SageMaker Inference Recommender Default: The Default mode of SageMaker Inference Recommender is designed to simplify the process of deploying machine learning models. It automates load testing and model tuning across SageMaker ML instances, helping you deploy your model to a real-time or serverless inference endpoint that delivers the best performance at the lowest cost. It helps you select the best instance type and configuration for your ML models and workloads.
For example, if you have a credit card fraud detection model, the Default mode can help you find the optimal inference instance type and ML system configurations that can detect fraudulent credit card transactions in milliseconds.
SageMaker Inference Recommender Advanced: The Advanced mode of SageMaker Inference Recommender offers more flexibility and control. It allows you to run a set of load tests to recommend the right ML instance types for any ML use case. This mode is particularly useful when you have specific service level agreement (SLA) requirements with respect to latency, throughput, and cost metrics.
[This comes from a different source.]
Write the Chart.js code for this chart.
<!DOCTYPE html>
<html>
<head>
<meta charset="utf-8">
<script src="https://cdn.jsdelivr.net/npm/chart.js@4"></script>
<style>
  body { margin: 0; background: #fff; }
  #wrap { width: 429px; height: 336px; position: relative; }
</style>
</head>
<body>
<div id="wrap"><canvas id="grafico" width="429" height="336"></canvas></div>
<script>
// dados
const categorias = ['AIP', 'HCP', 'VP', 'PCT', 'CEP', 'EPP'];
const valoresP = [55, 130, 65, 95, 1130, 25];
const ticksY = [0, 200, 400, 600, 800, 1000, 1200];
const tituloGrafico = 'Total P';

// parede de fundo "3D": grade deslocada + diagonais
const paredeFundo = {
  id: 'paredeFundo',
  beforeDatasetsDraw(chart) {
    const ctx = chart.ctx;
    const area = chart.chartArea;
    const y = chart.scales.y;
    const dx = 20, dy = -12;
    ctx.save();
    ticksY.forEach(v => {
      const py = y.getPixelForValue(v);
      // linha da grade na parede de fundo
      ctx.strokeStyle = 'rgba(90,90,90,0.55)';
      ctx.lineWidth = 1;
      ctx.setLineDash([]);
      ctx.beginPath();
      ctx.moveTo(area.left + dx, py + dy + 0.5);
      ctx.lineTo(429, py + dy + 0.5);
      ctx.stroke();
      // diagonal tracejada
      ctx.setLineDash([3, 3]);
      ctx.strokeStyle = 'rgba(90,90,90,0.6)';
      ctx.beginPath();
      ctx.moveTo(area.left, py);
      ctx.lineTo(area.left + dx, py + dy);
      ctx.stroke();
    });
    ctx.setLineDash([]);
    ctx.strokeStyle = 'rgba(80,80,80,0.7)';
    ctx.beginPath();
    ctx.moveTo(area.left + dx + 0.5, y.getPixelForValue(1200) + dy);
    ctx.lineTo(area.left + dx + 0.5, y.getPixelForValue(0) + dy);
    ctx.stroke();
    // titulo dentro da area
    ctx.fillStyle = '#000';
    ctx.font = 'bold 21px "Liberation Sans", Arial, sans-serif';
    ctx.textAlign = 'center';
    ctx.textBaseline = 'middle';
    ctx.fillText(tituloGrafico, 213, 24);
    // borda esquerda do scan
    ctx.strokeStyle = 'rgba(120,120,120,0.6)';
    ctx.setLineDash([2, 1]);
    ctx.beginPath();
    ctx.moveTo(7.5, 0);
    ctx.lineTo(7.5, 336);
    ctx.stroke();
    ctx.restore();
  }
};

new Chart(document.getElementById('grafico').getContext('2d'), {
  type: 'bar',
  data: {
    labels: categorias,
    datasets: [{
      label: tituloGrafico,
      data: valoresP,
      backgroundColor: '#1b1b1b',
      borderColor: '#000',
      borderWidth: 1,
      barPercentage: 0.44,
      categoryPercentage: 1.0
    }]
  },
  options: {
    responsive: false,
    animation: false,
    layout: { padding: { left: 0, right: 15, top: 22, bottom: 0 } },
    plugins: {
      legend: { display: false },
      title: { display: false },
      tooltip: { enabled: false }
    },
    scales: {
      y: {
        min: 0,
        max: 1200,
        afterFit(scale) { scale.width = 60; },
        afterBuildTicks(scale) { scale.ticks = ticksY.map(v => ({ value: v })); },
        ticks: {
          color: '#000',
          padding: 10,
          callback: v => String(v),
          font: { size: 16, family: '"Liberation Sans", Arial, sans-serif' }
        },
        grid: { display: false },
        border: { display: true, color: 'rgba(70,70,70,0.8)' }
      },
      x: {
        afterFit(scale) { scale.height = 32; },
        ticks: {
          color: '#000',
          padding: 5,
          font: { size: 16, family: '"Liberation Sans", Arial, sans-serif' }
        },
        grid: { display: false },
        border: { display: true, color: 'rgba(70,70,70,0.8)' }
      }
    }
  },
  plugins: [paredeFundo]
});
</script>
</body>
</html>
For instance, in the case of the credit card fraud detection model, the Advanced mode allows you to set up Inference Recommender jobs with a custom load to meet inference SLA requirements to satisfy peak concurrency of 30,000 transactions per minute while serving predictions results in less than 100 milliseconds.
In summary, while both modes aim to optimize cost and performance, the Default mode is more automated and the Advanced mode offers more flexibility and control.